Sekutu AS di Asia Was-was Menanti Kembalinya Donald Trump
TRANSINDONESIA.co | Negara-negara sekutu AS di Asia mengucapkan selamat kepada Donald Trump atas kemenangannya dalam pilpres AS Selasa (9/11) lalu. Namun, sejumlah pihak di Asia yang juga mengkhawatirkan kembalinya kebijakan luar negeri “America First” yang berdampak pada negara mereka.
Semasa menjadi presiden pada periode sebelumnya, Donald Trump memadukan diplomasi dan ancaman saat ia menggencarkan kebijakan luar negeri yang tidak dapat diprediksi.
Dengan kembalinya Trump ke kursi kepresidenan, para sekutu dan mitra AS di Asia mencoba mencari tahu apa arti “America First” babak kedua nanti bagi mereka.
Presiden Korea Selatan Yoon Suk Yeol pada Kamis (7/11) menyatakan dirinya optimis, bahwa ia dan Trump akan menciptakan “postur keamanan yang sempurna”.

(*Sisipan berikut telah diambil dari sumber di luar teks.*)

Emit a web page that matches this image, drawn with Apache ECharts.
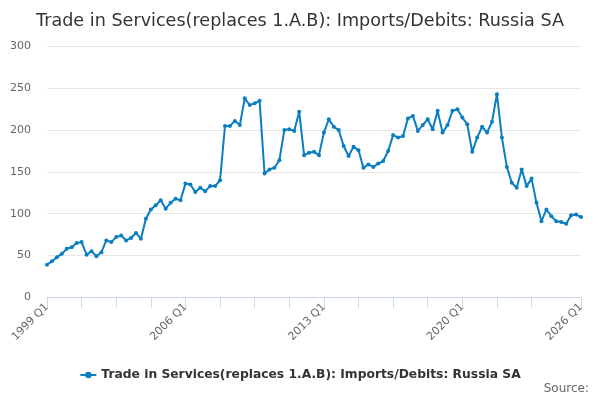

“Kami berbicara tentang solidaritas dan kemitraan yang kuat di kawasan Asia Pasifik dan dunia, berdasarkan aliansi Korea Selatan-AS,” ujar Yoon Suk Yeol.

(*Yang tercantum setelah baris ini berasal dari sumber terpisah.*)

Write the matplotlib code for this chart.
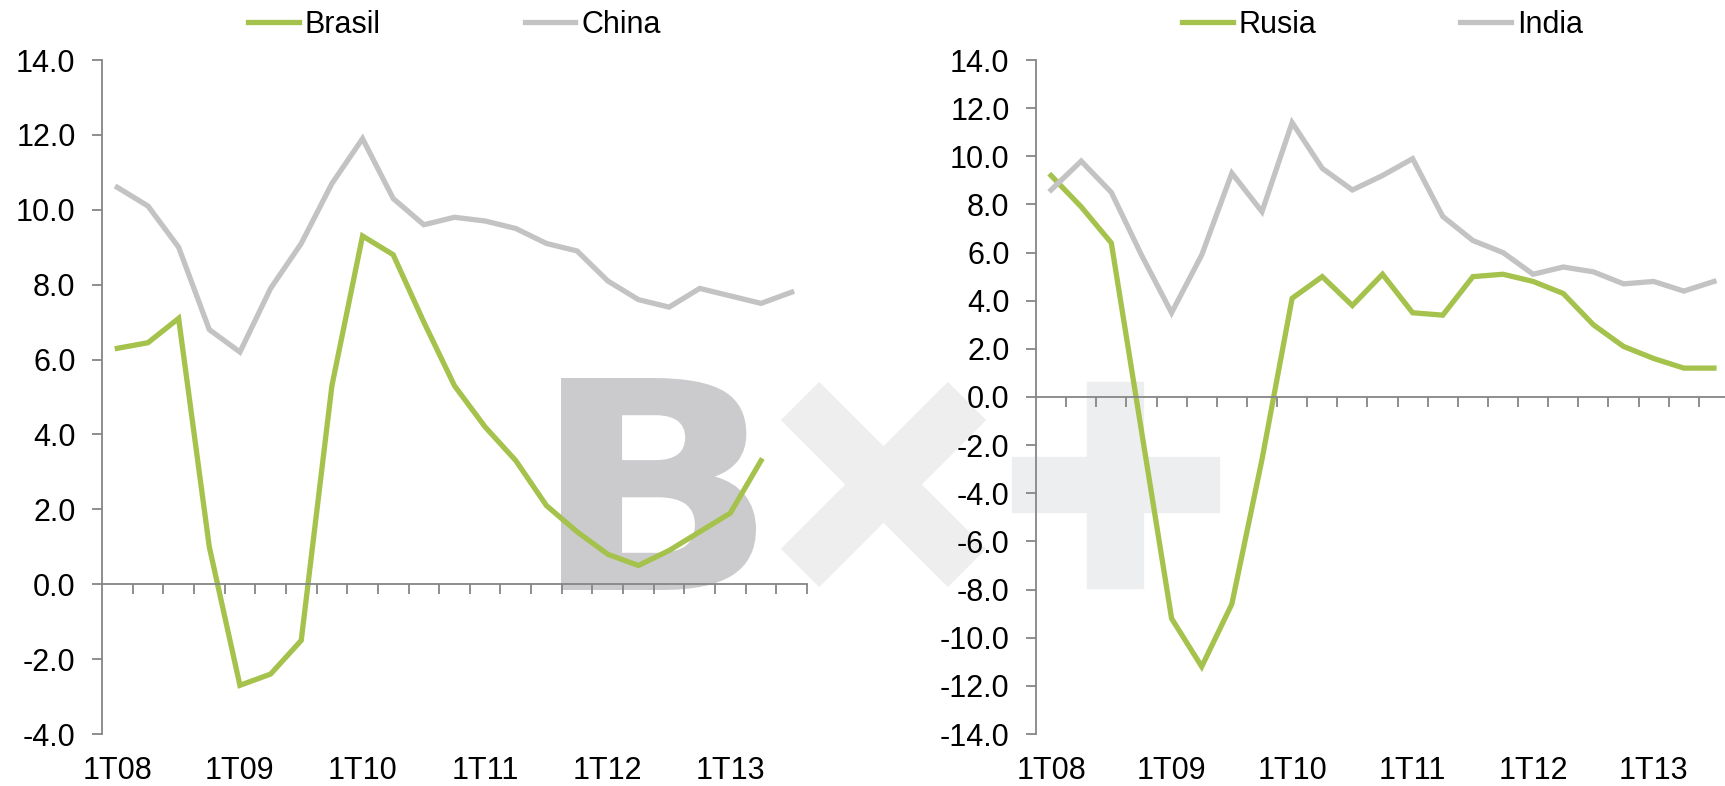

Banyak pihak di Seoul yang khawatir Trump akan membuat kesepakatan dengan Korea Utara, mungkin tanpa berkonsultasi lebih dahulu dengan Korea Selatan.
Trump juga terus mendorong Korea Selatan agar mengeluarkan dana lebih banyak untuk menempatkan pasukan AS di sana, yang membuat sejumlah pihak di Seoul mempertanyakan seberapa besar komitmen Washington terhadap pertahanan negara itu.
Jepang juga memiliki kekhawatiran yang sama, meskipun Perdana Menteri Shigeru Ishiba menyebut pembicaraan pertamanya dengan Trump “sangat bersahabat.”
Bulan lalu, partai yang tengah berkuasa itu kalah besar dalam pemilu Jepang. Jika Ishiba bertahan sebagai perdana menteri, sejumlah pihak khawatir Ishiba yang posisinya lemah akan kesulitan menolak tuntutan Trump.
Tomohiko Taniguchi, analis politik Fujitsu Future Studies Center yang berbasis di Tokyo, mengatakan, “Untuk bisa sukses menghadapi Trump, Anda harus kuat. Anda harus memiliki modal politik yang kuat, dan itulah hal yang tidak dapat ditunjukkan dan dimiliki pemimpin Jepang, Ishiba, atau siapa pun itu.”
Sementara itu, pemerintah Taiwan bersikeras bahwa hubungannya dengan AS tetap “kokoh”.
Namun, mereka juga memperingatkan bahwa China mungkin akan mencoba menguji presiden baru AS itu nanti melalui intimidasi militer yang masih berlanjut di Taiwan.
Trump mengirimkan pesan yang tidak jelas kepada Taiwan dan mengeluhkan bahwa Taiwan mencuri pekerjaan manufaktur AS dan harus membayar jika menginginkan perlindungan AS.
Ada juga kekhawatiran yang meluas seperti soal potensi kenaikan tarif di bawah pemerintahan Trump, dan bagaimana dampak meluasnya perang dagang AS-China terhadap wilayah tersebut.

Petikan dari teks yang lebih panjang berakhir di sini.